Francisco Palha teve duas actuações consistentes, ambas iniciadas com exímios ferros em sorte gaiola, aliás de destacar que Palha deu sempre importância à ferragem comprida. Resultou mais completa a sua primeira lide pela forma como cumpriu com a brega ajustada, sortes bem desenhadas e o impacto das reuniões, bem como o rematar das sortes. O que na sua segunda actuação já não foi tão notório, pese embora ser assertivo com a ferragem. 

Nas pegas, e pelos Amadores de Santarém, pegou à terceira o forcado Salvador Ribeiro Almeida, com o toiro a acentuar na pega a sua reserva em investir; e Francisco Graciosa também ao terceiro intento e com ajudas carregadas perante outro toiro tardo em se arrancar. 

Pelo Aposento da Chamusca, e em época de despedida, o cabo Pedro Coelho dos Reis, consumou à quarta com ajudas carregadas e com o toiro também a reservar-se ao cite; e João Saraiva muito bem à primeira, com boa ajuda de Pedro Coelho dos Reis. 

No ano em que se compromete a tourear 100 festejos, Morante não poderia falhar Lisboa. Frente ao primeiro que foi nobre, fez as delícias com o capote, para na muleta rabiscar a arte com um toiro que foi mais completo pela direita, com tandas templadas. Já frente ao segundo, animal sem classe, pouco se deixou ver de capote, e ainda lhe torceu o nariz mas houve mérito e esforço em agradar aos presentes quando pegou na flanela, que mesclados com a genialidade de quem a tem de sobra, foi-se impondo e construindo uma actuação com conteúdo. 

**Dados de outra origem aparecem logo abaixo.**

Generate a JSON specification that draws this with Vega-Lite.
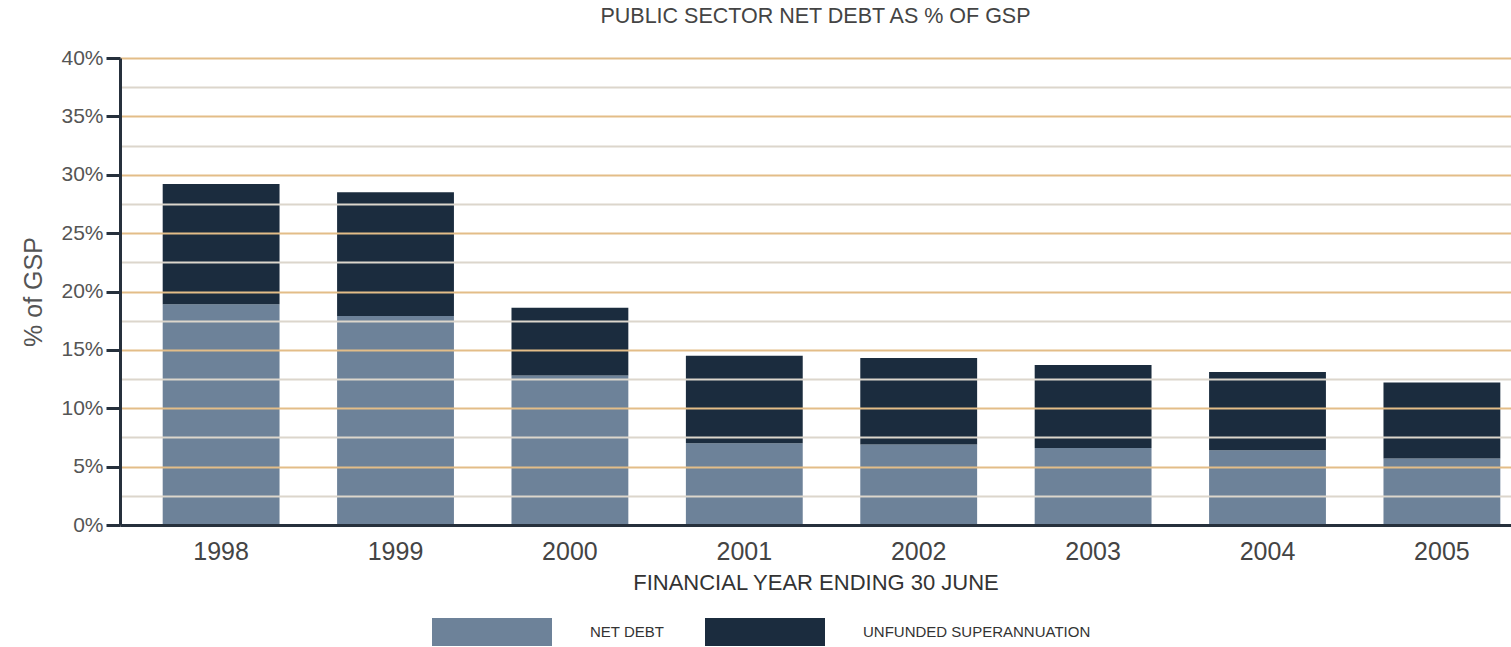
{
  "$schema": "https://vega.github.io/schema/vega-lite/v6.json",
  "width": 1391,
  "height": 467,
  "autosize": "none",
  "padding": {"left": 120, "top": 58, "right": 0, "bottom": 122},
  "background": "#ffffff",
  "config": {"font": "Liberation Sans", "view": {"stroke": null}},
  "title": {"text": "PUBLIC SECTOR NET DEBT AS % OF GSP", "fontSize": 21.5, "fontWeight": "normal", "color": "#444444", "anchor": "middle", "offset": 20},
  "data": {"values": [
    {"year": "1998", "type": "NET DEBT", "value": 18.9, "ord": 1},
    {"year": "1998", "type": "UNFUNDED SUPERANNUATION", "value": 10.3, "ord": 2},
    {"year": "1999", "type": "NET DEBT", "value": 17.9, "ord": 1},
    {"year": "1999", "type": "UNFUNDED SUPERANNUATION", "value": 10.6, "ord": 2},
    {"year": "2000", "type": "NET DEBT", "value": 12.8, "ord": 1},
    {"year": "2000", "type": "UNFUNDED SUPERANNUATION", "value": 5.8, "ord": 2},
    {"year": "2001", "type": "NET DEBT", "value": 7.0, "ord": 1},
    {"year": "2001", "type": "UNFUNDED SUPERANNUATION", "value": 7.5, "ord": 2},
    {"year": "2002", "type": "NET DEBT", "value": 6.9, "ord": 1},
    {"year": "2002", "type": "UNFUNDED SUPERANNUATION", "value": 7.4, "ord": 2},
    {"year": "2003", "type": "NET DEBT", "value": 6.6, "ord": 1},
    {"year": "2003", "type": "UNFUNDED SUPERANNUATION", "value": 7.1, "ord": 2},
    {"year": "2004", "type": "NET DEBT", "value": 6.4, "ord": 1},
    {"year": "2004", "type": "UNFUNDED SUPERANNUATION", "value": 6.7, "ord": 2},
    {"year": "2005", "type": "NET DEBT", "value": 5.7, "ord": 1},
    {"year": "2005", "type": "UNFUNDED SUPERANNUATION", "value": 6.5, "ord": 2}
  ]},
  "mark": {"type": "bar"},
  "encoding": {
    "x": {
      "field": "year", "type": "ordinal",
      "scale": {"paddingInner": 0.33, "paddingOuter": 0.153, "align": 0.8},
      "axis": {
        "title": "FINANCIAL YEAR ENDING 30 JUNE", "titleFontSize": 22, "titleFontWeight": "normal", "titleColor": "#333333", "titlePadding": 8,
        "labelAngle": 0, "labelFontSize": 25, "labelColor": "#444444", "labelPadding": 14,
        "ticks": false, "domainColor": "#26303c", "domainWidth": 3, "zindex": 1
      }
    },
    "y": {
      "field": "value", "type": "quantitative", "stack": "zero",
      "scale": {"domain": [0, 40], "nice": false},
      "axis": {
        "title": "% of GSP", "titleFontSize": 25, "titleFontWeight": "normal", "titleColor": "#555555", "titlePadding": 14,
        "values": [0, 2.5, 5, 7.5, 10, 12.5, 15, 17.5, 20, 22.5, 25, 27.5, 30, 32.5, 35, 37.5, 40],
        "labelExpr": "datum.value % 5 === 0 ? datum.value + '%' : ''",
        "labelFontSize": 21, "labelColor": "#555555", "labelPadding": 3,
        "tickSize": 14, "tickWidth": 3,
        "tickColor": {"condition": {"test": "datum.value % 5 === 0", "value": "#26303c"}, "value": "transparent"},
        "gridColor": {"condition": {"test": "datum.value % 5 === 0", "value": "#e3bd88"}, "value": "#dcd6cc"},
        "gridWidth": 2, "domainColor": "#26303c", "domainWidth": 3, "zindex": 1
      }
    },
    "color": {
      "field": "type", "type": "nominal",
      "scale": {"domain": ["NET DEBT", "UNFUNDED SUPERANNUATION"], "range": ["#6d8299", "#1b2c3e"]},
      "legend": {
        "title": null, "orient": "none", "direction": "horizontal", "legendX": 312, "legendY": 514,
        "symbolType": "M-1,-0.233H1V0.233H-1Z", "symbolSize": 14400, "symbolStrokeWidth": 0,
        "labelFontSize": 15, "labelColor": "#333333", "labelOffset": 38, "labelLimit": 400, "columnPadding": 40
      }
    },
    "order": {"field": "ord", "type": "quantitative"}
  }
}
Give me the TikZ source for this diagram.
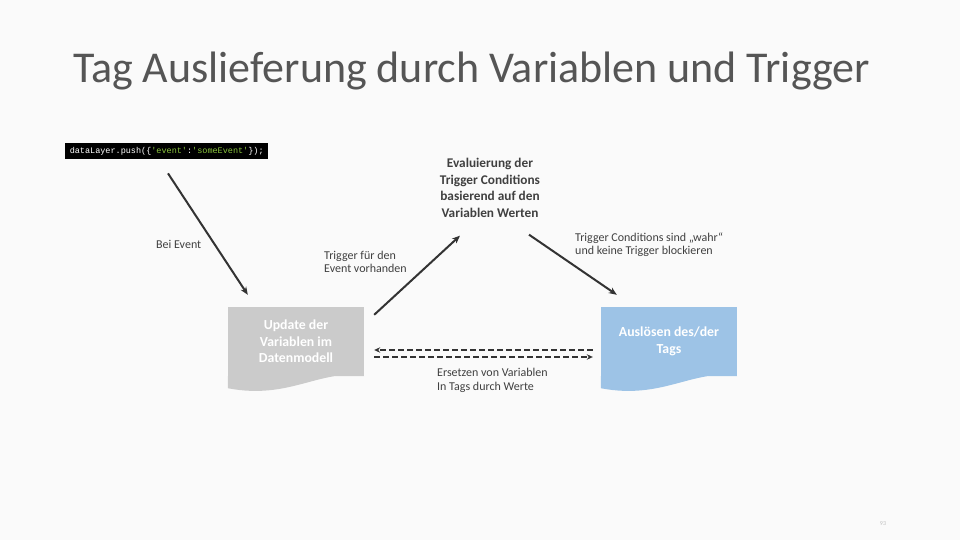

A praça contou com cerca de 3/4 de casa para um público que na sua maioria ali foi atraído pela figura do toureio, Morante de la Puebla.

Dirigiu a corrida sem problemas Ricardo Dias, assessorado pelo veterinário Jorge Moreira da Silva. 

Há ainda a ressalvar que por bons minutos houve concorrência à ilustre Banda do Samouco, quando ali a metade do festejo se fez soar um grilo a cantar insistentemente… afinal, também ele queria ver Morante tourear. 

Fez-me pensar no “grilo falante” da história do Pinóquio, a ‘consciência boa’ do famoso menino de madeira. E resta por isso desejar que o grilo do Campo Pequeno sussurre também boas intenções para o cartel que se publicitou ontem como “surpresa”, para que o mesmo venha a ser de facto surpreendente pela positiva, já que falamos da última corrida desta temporada em Lisboa.